**Input rows**:
## begin

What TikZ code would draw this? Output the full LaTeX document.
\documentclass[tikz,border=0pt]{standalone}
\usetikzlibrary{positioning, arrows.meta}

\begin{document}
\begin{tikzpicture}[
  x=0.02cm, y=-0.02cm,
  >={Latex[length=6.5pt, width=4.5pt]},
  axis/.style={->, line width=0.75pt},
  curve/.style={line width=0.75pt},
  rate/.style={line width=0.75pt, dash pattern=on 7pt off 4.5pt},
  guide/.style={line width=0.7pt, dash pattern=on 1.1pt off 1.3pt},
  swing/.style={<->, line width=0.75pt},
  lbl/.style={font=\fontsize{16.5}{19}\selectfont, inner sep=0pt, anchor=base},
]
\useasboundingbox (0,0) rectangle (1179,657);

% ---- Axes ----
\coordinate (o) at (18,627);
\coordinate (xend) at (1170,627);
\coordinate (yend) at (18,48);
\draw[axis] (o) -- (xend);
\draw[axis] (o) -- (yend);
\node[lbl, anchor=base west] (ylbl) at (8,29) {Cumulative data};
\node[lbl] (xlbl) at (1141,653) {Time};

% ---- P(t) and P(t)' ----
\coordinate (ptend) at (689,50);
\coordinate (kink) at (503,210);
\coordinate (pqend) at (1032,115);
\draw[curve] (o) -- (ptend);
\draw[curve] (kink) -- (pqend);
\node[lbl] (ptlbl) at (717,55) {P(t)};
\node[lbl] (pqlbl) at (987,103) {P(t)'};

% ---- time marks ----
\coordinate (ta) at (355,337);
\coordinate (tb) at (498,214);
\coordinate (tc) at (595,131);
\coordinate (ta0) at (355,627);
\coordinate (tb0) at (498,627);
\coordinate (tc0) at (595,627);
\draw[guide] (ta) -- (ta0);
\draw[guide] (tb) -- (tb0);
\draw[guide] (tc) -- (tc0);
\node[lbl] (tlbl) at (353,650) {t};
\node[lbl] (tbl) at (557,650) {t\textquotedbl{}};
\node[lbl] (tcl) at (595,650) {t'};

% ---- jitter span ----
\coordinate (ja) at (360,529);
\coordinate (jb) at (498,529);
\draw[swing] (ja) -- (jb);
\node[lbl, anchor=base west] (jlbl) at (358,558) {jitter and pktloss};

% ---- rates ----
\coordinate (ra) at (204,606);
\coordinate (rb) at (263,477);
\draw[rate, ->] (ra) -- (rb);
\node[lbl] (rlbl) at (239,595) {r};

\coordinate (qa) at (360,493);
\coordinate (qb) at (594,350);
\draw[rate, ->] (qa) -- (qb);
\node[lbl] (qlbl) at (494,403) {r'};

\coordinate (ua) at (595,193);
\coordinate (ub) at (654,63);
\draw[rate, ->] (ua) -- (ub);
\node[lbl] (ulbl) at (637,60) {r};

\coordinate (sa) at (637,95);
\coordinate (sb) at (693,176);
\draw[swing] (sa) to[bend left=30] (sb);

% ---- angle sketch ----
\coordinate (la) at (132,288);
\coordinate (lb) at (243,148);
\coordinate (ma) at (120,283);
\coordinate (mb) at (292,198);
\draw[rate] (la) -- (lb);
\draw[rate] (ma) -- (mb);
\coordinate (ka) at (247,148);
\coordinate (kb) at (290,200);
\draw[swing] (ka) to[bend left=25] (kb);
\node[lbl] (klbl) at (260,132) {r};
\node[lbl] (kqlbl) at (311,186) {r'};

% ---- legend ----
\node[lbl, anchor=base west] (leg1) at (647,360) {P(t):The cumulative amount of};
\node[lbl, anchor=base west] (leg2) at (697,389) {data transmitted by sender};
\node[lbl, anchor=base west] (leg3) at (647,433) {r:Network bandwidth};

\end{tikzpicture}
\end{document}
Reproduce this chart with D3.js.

## end

Could you quote the material above in full, exactly as it stands?

**Correct response**:
What TikZ code would draw this? Output the full LaTeX document.
\documentclass[tikz,border=0pt]{standalone}
\usetikzlibrary{positioning, arrows.meta}

\begin{document}
\begin{tikzpicture}[
  x=0.02cm, y=-0.02cm,
  >={Latex[length=6.5pt, width=4.5pt]},
  axis/.style={->, line width=0.75pt},
  curve/.style={line width=0.75pt},
  rate/.style={line width=0.75pt, dash pattern=on 7pt off 4.5pt},
  guide/.style={line width=0.7pt, dash pattern=on 1.1pt off 1.3pt},
  swing/.style={<->, line width=0.75pt},
  lbl/.style={font=\fontsize{16.5}{19}\selectfont, inner sep=0pt, anchor=base},
]
\useasboundingbox (0,0) rectangle (1179,657);

% ---- Axes ----
\coordinate (o) at (18,627);
\coordinate (xend) at (1170,627);
\coordinate (yend) at (18,48);
\draw[axis] (o) -- (xend);
\draw[axis] (o) -- (yend);
\node[lbl, anchor=base west] (ylbl) at (8,29) {Cumulative data};
\node[lbl] (xlbl) at (1141,653) {Time};

% ---- P(t) and P(t)' ----
\coordinate (ptend) at (689,50);
\coordinate (kink) at (503,210);
\coordinate (pqend) at (1032,115);
\draw[curve] (o) -- (ptend);
\draw[curve] (kink) -- (pqend);
\node[lbl] (ptlbl) at (717,55) {P(t)};
\node[lbl] (pqlbl) at (987,103) {P(t)'};

% ---- time marks ----
\coordinate (ta) at (355,337);
\coordinate (tb) at (498,214);
\coordinate (tc) at (595,131);
\coordinate (ta0) at (355,627);
\coordinate (tb0) at (498,627);
\coordinate (tc0) at (595,627);
\draw[guide] (ta) -- (ta0);
\draw[guide] (tb) -- (tb0);
\draw[guide] (tc) -- (tc0);
\node[lbl] (tlbl) at (353,650) {t};
\node[lbl] (tbl) at (557,650) {t\textquotedbl{}};
\node[lbl] (tcl) at (595,650) {t'};

% ---- jitter span ----
\coordinate (ja) at (360,529);
\coordinate (jb) at (498,529);
\draw[swing] (ja) -- (jb);
\node[lbl, anchor=base west] (jlbl) at (358,558) {jitter and pktloss};

% ---- rates ----
\coordinate (ra) at (204,606);
\coordinate (rb) at (263,477);
\draw[rate, ->] (ra) -- (rb);
\node[lbl] (rlbl) at (239,595) {r};

\coordinate (qa) at (360,493);
\coordinate (qb) at (594,350);
\draw[rate, ->] (qa) -- (qb);
\node[lbl] (qlbl) at (494,403) {r'};

\coordinate (ua) at (595,193);
\coordinate (ub) at (654,63);
\draw[rate, ->] (ua) -- (ub);
\node[lbl] (ulbl) at (637,60) {r};

\coordinate (sa) at (637,95);
\coordinate (sb) at (693,176);
\draw[swing] (sa) to[bend left=30] (sb);

% ---- angle sketch ----
\coordinate (la) at (132,288);
\coordinate (lb) at (243,148);
\coordinate (ma) at (120,283);
\coordinate (mb) at (292,198);
\draw[rate] (la) -- (lb);
\draw[rate] (ma) -- (mb);
\coordinate (ka) at (247,148);
\coordinate (kb) at (290,200);
\draw[swing] (ka) to[bend left=25] (kb);
\node[lbl] (klbl) at (260,132) {r};
\node[lbl] (kqlbl) at (311,186) {r'};

% ---- legend ----
\node[lbl, anchor=base west] (leg1) at (647,360) {P(t):The cumulative amount of};
\node[lbl, anchor=base west] (leg2) at (697,389) {data transmitted by sender};
\node[lbl, anchor=base west] (leg3) at (647,433) {r:Network bandwidth};

\end{tikzpicture}
\end{document}
Reproduce this chart with D3.js.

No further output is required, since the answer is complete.